Ты меня спрашивала, нравится ли мне статья Кропоткина в Р. В.?[92] Да, мне она очень понравилась, многое показалось весьма убедительным. В том, что Германия сознательно вызвала войну, я тоже не сомневаюсь. Не могу я только согласиться с тем, что цели Германии были завоевательные. Нет, не верю. Для целей завоевательных, для приобретения новых территорий государство не пойдет на такой страшный риск, не поставит на карту свое существование. Нет, именно потому, что существование Германии как государства давно поставлено на карту Тройственным соглашением, не могущим примириться с таким опасным конкурентом на мировом рынке и стремящимся рано или поздно задавить этого конкурента, именно поэтому Германия, зная это, зная, что она окружена врагами, ждущими удобного момента, должна была сама подготовить эту войну, выбрать самой момент для нее благоприятный. Германия сознательно борется за свое существование как национального государства, сознательно начала ее: либо теперь, либо никогда! Так я себе объясняю причину войны.
А читала ты, Шурочка, фельетон недавний Елпатьевского «Перед войной»?[93]Если нет, то прочти, и тогда поймешь, почему я советую.
Уже третий час ночи, а надо писать матери. Прощай, моя дорогая, хорошая. Будь паинькой!
8/IX
Дорогая моя Шурочка! Буду краток. Только что сидел и писал матери, как вдруг приносят телеграмму: «Гуго тихо скончался».
Шурочка, я сейчас не буду распространяться, сейчас не могу. Мы часто так несправедливы бывали к нему, а он по существу был хороший человек. Такая золотая, наивная детская душа, единственный среди нас доверчивый, не стеснявшийся говорить то, что думает, не скрывавший своих симпатий и антипатий. Он не стеснялся говорить матери нежности, если хотелось. А ведь мы никогда не могли перешагнуть какую-то грань, которая нас заставляла молчать, не говорить то, что думаешь.
Милая, дорогая Шурочка, завтра – больше.
Твой Ежа.
Хочу к тебе! Хочу вместе с тобой к матери!
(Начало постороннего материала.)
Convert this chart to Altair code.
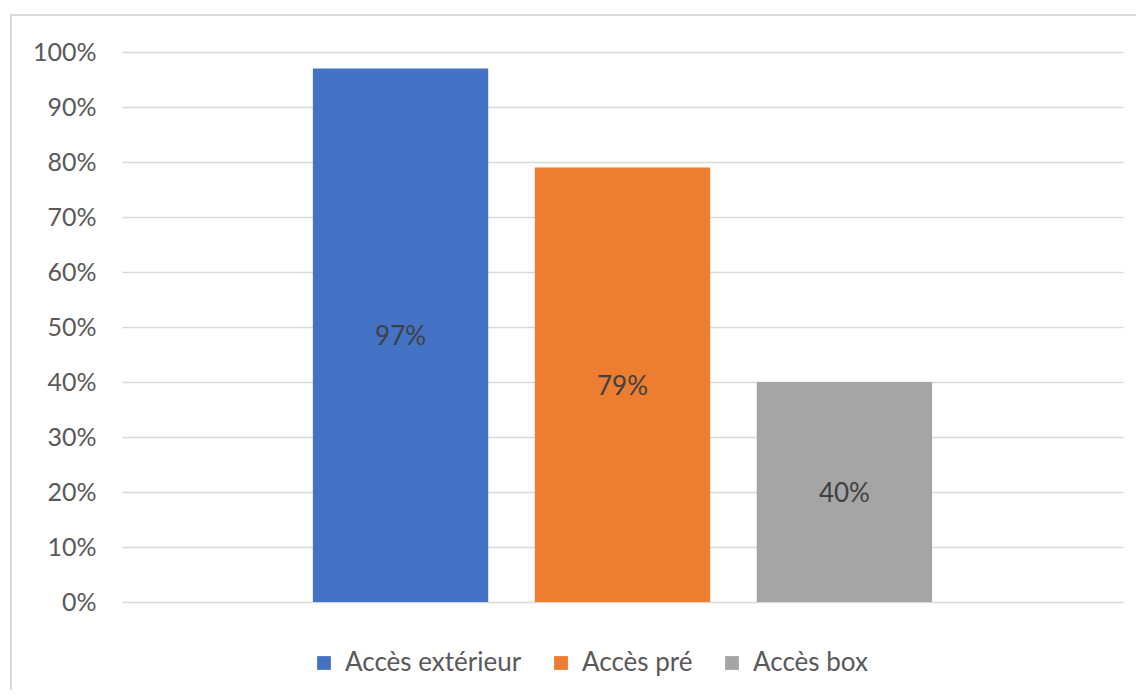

Воронеж, 19-го сентября 1914 г.
Серый, серый и грустный, грустный день. С утра густые тучи и мелкий дождик. Листья падают, порывы холодного ветра. Насморк, слегка познабливает, а на душе как-то уныло, уныло. Всё время вертятся в мозгу какие-то обрывки воспоминаний, и странно кажется, так странно, что наша семья, искони состоявшая из девяти человек, теперь состоит из восьми – одного уже нет. И так быстро, неожиданно – как-то не верится. Ведь мне еще ни разу не приходилось испытывать утрату близкого человека, и когда мне мать писала, что состояние брата тяжелое, что был коллапс, я все-таки не допускал мысли о близости рокового конца. <…>
Бедная мама, что она теперь переживает? Почему я не могу туда, к ней?! Нам так необходимо собраться всем вместе! Ты меня так хорошо понимаешь, я это чувствую. Ты такая золотая, моя Шурочка.
91
Ольденбургский Александр Петрович (1844–1932), принц, правнук императора Павла I, генерал-адъютант, генерал от инфантерии, сенатор, член Государственного совета, во время мировой войны – верховный начальник санитарной и эвакуационной части армии.
92
«Напиши мне, как тебе нравится статья Кропоткина в сегодняшнем номере “Русских Ведомостей”. Мне она показалась очень интересной. Хорошо, если бы его слова о войне как последней – осуществились», – писала Ал. Ив. 7 сентября. Петр Алексеевич Кропоткин (1842–1921), князь, революционер, теоретик анархизма, географ, в 1886–1917 гг. проживал в Англии. Здесь упоминаются его «Письма о современных событиях» (Русские ведомости. 1914. 7 сент., № 206. С. 3). Далее в письмах Фр. Оск. газета «Русские ведомости» часто обозначалась аббревиатурой Р. В.
93
Елпатьевский Сергей Яковлевич (1854–1933), врач, писатель и общественный деятель. За участие в народническом движении подвергался арестам и ссылке. При советской власти служил врачом Кремлевской больницы. В упомянутой статье (Там же. 1914. 14 сент., № 211. С. 5) рассказывалось о мирном настроении и благоустроенной жизни накануне войны в странах Скандинавии и других «давно замиренных странах», что, очевидно, навевало Фр. Оск. воспоминания о недавней поездке в Финляндию.